**EXERCISE PROMPT**
Give the listing again exactly, omitting its images.

**INFORMATION SHOWN**
-=-=-=-=-

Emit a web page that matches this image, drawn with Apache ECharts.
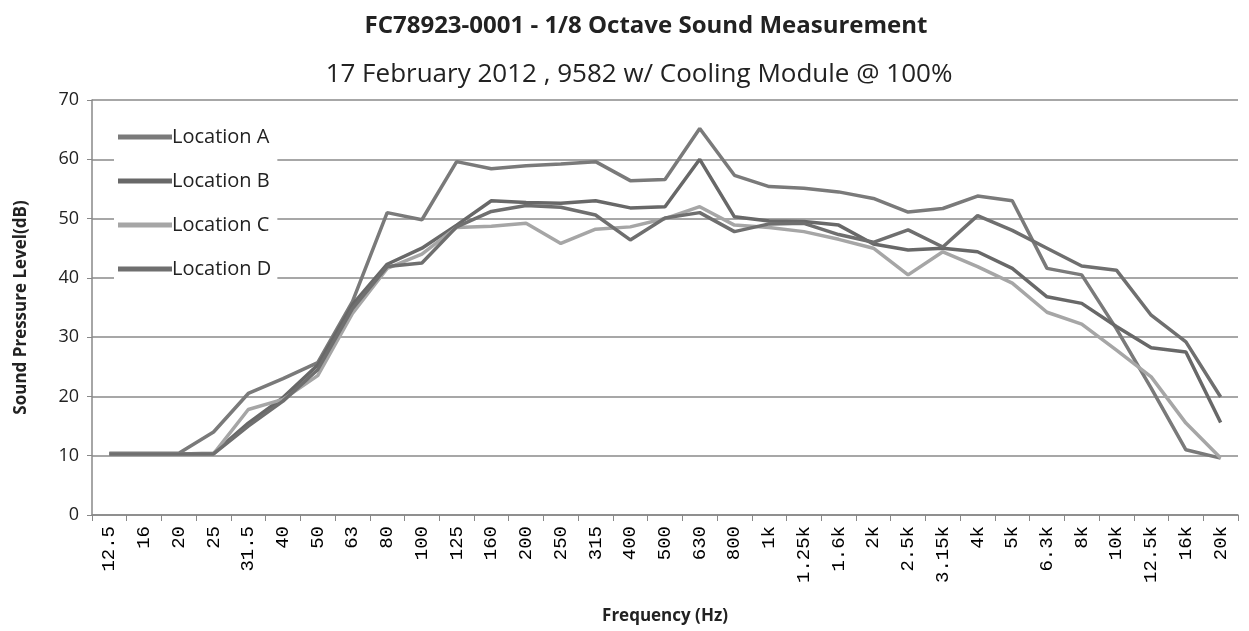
<!DOCTYPE html>
<html>
<head>
<meta charset="utf-8">
<script src="https://cdn.jsdelivr.net/npm/echarts@6/dist/echarts.min.js"></script>
<style>
html,body{margin:0;padding:0;background:#fff;}
#chart{width:1249px;height:631px;}
</style>
</head>
<body>
<div id="chart"></div>
<script>
const categories = ['12.5','16','20','25','31.5','40','50','63','80','100','125','160','200','250','315','400','500','630','800','1k','1.25k','1.6k','2k','2.5k','3.15k','4k','5k','6.3k','8k','10k','12.5k','16k','20k'];
const locationA = [10.4,10.4,10.4,14,20.5,23,25.7,36,51,49.8,59.6,58.4,58.9,59.2,59.6,56.4,56.6,65.2,57.3,55.4,55.1,54.5,53.4,51.1,51.7,53.8,53,41.6,40.5,31.4,21.4,11,9.6];
const locationB = [10.3,10.3,10.3,10.4,15.5,19.8,25.3,35.5,42.3,45,48.9,53,52.7,52.6,53,51.8,52,60,50.3,49.6,49.5,48.9,45.7,44.7,45,44.4,41.6,36.8,35.7,31.8,28.2,27.5,15.6];
const locationC = [10.3,10.3,10.3,10.3,17.8,19.5,23.5,34,41.6,44,48.5,48.7,49.2,45.8,48.2,48.6,50,52,48.9,48.5,47.8,46.5,45,40.5,44.4,41.9,39.1,34.2,32.2,27.8,23.3,15.5,9.6];
const locationD = [10.3,10.3,10.3,10.3,15,19.2,24.5,34.8,41.9,42.5,48.6,51.2,52.2,51.9,50.6,46.4,50.1,51,47.8,49.1,49.2,47.3,46,48.1,45.2,50.5,48,45,42,41.3,33.7,29.2,19.9];
const seriesNames = ['Location A','Location B','Location C','Location D'];
const seriesColors = ['#7a7a7a','#686868','#a6a6a6','#6f6f6f'];
const yTicks = {min:0, max:70, interval:10};

const chart = echarts.init(document.getElementById('chart'), null, {renderer:'canvas'});
const dataSets = [locationA, locationB, locationC, locationD];
const option = {
  backgroundColor:'#fff',
  animation:false,
  title:[
    {text:'FC78923-0001 - 1/8 Octave Sound Measurement', left:641, top:9, textAlign:'center',
     textStyle:{fontFamily:'Open Sans', fontWeight:'bold', fontSize:24, color:'#222'}},
    {text:'17 February 2012 , 9582 w/ Cooling Module @ 100%', left:634, top:57, textAlign:'center',
     textStyle:{fontFamily:'Open Sans', fontWeight:'normal', fontSize:26, color:'#222'}}
  ],
  grid:{left:92, right:11, top:100, bottom:116, containLabel:false},
  legend:{
    orient:'vertical', left:114, top:123, itemGap:24, itemWidth:54, itemHeight:5,
    icon:'rect', backgroundColor:'#fff', padding:[4,6,4,4],
    textStyle:{fontFamily:'Open Sans', fontSize:20, color:'#222', padding:[0,0,0,-5]},
    data:seriesNames
  },
  xAxis:{
    type:'category', data:categories, boundaryGap:true,
    name:'Frequency (Hz)', nameLocation:'middle', nameGap:93,
    nameTextStyle:{fontFamily:'Open Sans', fontWeight:'bold', fontSize:17, color:'#222'},
    axisLine:{lineStyle:{color:'#888', width:1.5}},
    axisTick:{show:true, alignWithLabel:false, length:6, lineStyle:{color:'#888'}},
    axisLabel:{rotate:90, interval:0, margin:11, fontFamily:'Liberation Mono', fontSize:19, color:'#000'},
    splitLine:{show:false}
  },
  yAxis:{
    type:'value', min:yTicks.min, max:yTicks.max, interval:yTicks.interval,
    name:'Sound Pressure Level(dB)', nameLocation:'middle', nameGap:62, nameRotate:90,
    nameTextStyle:{fontFamily:'Open Sans', fontWeight:'bold', fontSize:17, color:'#222'},
    axisLine:{show:true, lineStyle:{color:'#888', width:1.5}},
    axisTick:{show:true, length:5, lineStyle:{color:'#888'}},
    axisLabel:{fontFamily:'Open Sans', fontSize:18, color:'#222', margin:13},
    splitLine:{lineStyle:{color:'#8a8a8a', width:1.5}}
  },
  series: dataSets.map((d,i)=>({
    name:seriesNames[i], type:'line', data:d, showSymbol:false, symbol:'none',
    lineStyle:{width:3.5, color:seriesColors[i]}, itemStyle:{color:seriesColors[i]},
    z:2+i
  }))
};
chart.setOption(option);
</script>
</body>
</html>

-=-=-=-=-

**COMPLETE RESPONSE**
Emit a web page that matches this image, drawn with Apache ECharts.
<!DOCTYPE html>
<html>
<head>
<meta charset="utf-8">
<script src="https://cdn.jsdelivr.net/npm/echarts@6/dist/echarts.min.js"></script>
<style>
html,body{margin:0;padding:0;background:#fff;}
#chart{width:1249px;height:631px;}
</style>
</head>
<body>
<div id="chart"></div>
<script>
const categories = ['12.5','16','20','25','31.5','40','50','63','80','100','125','160','200','250','315','400','500','630','800','1k','1.25k','1.6k','2k','2.5k','3.15k','4k','5k','6.3k','8k','10k','12.5k','16k','20k'];
const locationA = [10.4,10.4,10.4,14,20.5,23,25.7,36,51,49.8,59.6,58.4,58.9,59.2,59.6,56.4,56.6,65.2,57.3,55.4,55.1,54.5,53.4,51.1,51.7,53.8,53,41.6,40.5,31.4,21.4,11,9.6];
const locationB = [10.3,10.3,10.3,10.4,15.5,19.8,25.3,35.5,42.3,45,48.9,53,52.7,52.6,53,51.8,52,60,50.3,49.6,49.5,48.9,45.7,44.7,45,44.4,41.6,36.8,35.7,31.8,28.2,27.5,15.6];
const locationC = [10.3,10.3,10.3,10.3,17.8,19.5,23.5,34,41.6,44,48.5,48.7,49.2,45.8,48.2,48.6,50,52,48.9,48.5,47.8,46.5,45,40.5,44.4,41.9,39.1,34.2,32.2,27.8,23.3,15.5,9.6];
const locationD = [10.3,10.3,10.3,10.3,15,19.2,24.5,34.8,41.9,42.5,48.6,51.2,52.2,51.9,50.6,46.4,50.1,51,47.8,49.1,49.2,47.3,46,48.1,45.2,50.5,48,45,42,41.3,33.7,29.2,19.9];
const seriesNames = ['Location A','Location B','Location C','Location D'];
const seriesColors = ['#7a7a7a','#686868','#a6a6a6','#6f6f6f'];
const yTicks = {min:0, max:70, interval:10};

const chart = echarts.init(document.getElementById('chart'), null, {renderer:'canvas'});
const dataSets = [locationA, locationB, locationC, locationD];
const option = {
  backgroundColor:'#fff',
  animation:false,
  title:[
    {text:'FC78923-0001 - 1/8 Octave Sound Measurement', left:641, top:9, textAlign:'center',
     textStyle:{fontFamily:'Open Sans', fontWeight:'bold', fontSize:24, color:'#222'}},
    {text:'17 February 2012 , 9582 w/ Cooling Module @ 100%', left:634, top:57, textAlign:'center',
     textStyle:{fontFamily:'Open Sans', fontWeight:'normal', fontSize:26, color:'#222'}}
  ],
  grid:{left:92, right:11, top:100, bottom:116, containLabel:false},
  legend:{
    orient:'vertical', left:114, top:123, itemGap:24, itemWidth:54, itemHeight:5,
    icon:'rect', backgroundColor:'#fff', padding:[4,6,4,4],
    textStyle:{fontFamily:'Open Sans', fontSize:20, color:'#222', padding:[0,0,0,-5]},
    data:seriesNames
  },
  xAxis:{
    type:'category', data:categories, boundaryGap:true,
    name:'Frequency (Hz)', nameLocation:'middle', nameGap:93,
    nameTextStyle:{fontFamily:'Open Sans', fontWeight:'bold', fontSize:17, color:'#222'},
    axisLine:{lineStyle:{color:'#888', width:1.5}},
    axisTick:{show:true, alignWithLabel:false, length:6, lineStyle:{color:'#888'}},
    axisLabel:{rotate:90, interval:0, margin:11, fontFamily:'Liberation Mono', fontSize:19, color:'#000'},
    splitLine:{show:false}
  },
  yAxis:{
    type:'value', min:yTicks.min, max:yTicks.max, interval:yTicks.interval,
    name:'Sound Pressure Level(dB)', nameLocation:'middle', nameGap:62, nameRotate:90,
    nameTextStyle:{fontFamily:'Open Sans', fontWeight:'bold', fontSize:17, color:'#222'},
    axisLine:{show:true, lineStyle:{color:'#888', width:1.5}},
    axisTick:{show:true, length:5, lineStyle:{color:'#888'}},
    axisLabel:{fontFamily:'Open Sans', fontSize:18, color:'#222', margin:13},
    splitLine:{lineStyle:{color:'#8a8a8a', width:1.5}}
  },
  series: dataSets.map((d,i)=>({
    name:seriesNames[i], type:'line', data:d, showSymbol:false, symbol:'none',
    lineStyle:{width:3.5, color:seriesColors[i]}, itemStyle:{color:seriesColors[i]},
    z:2+i
  }))
};
chart.setOption(option);
</script>
</body>
</html>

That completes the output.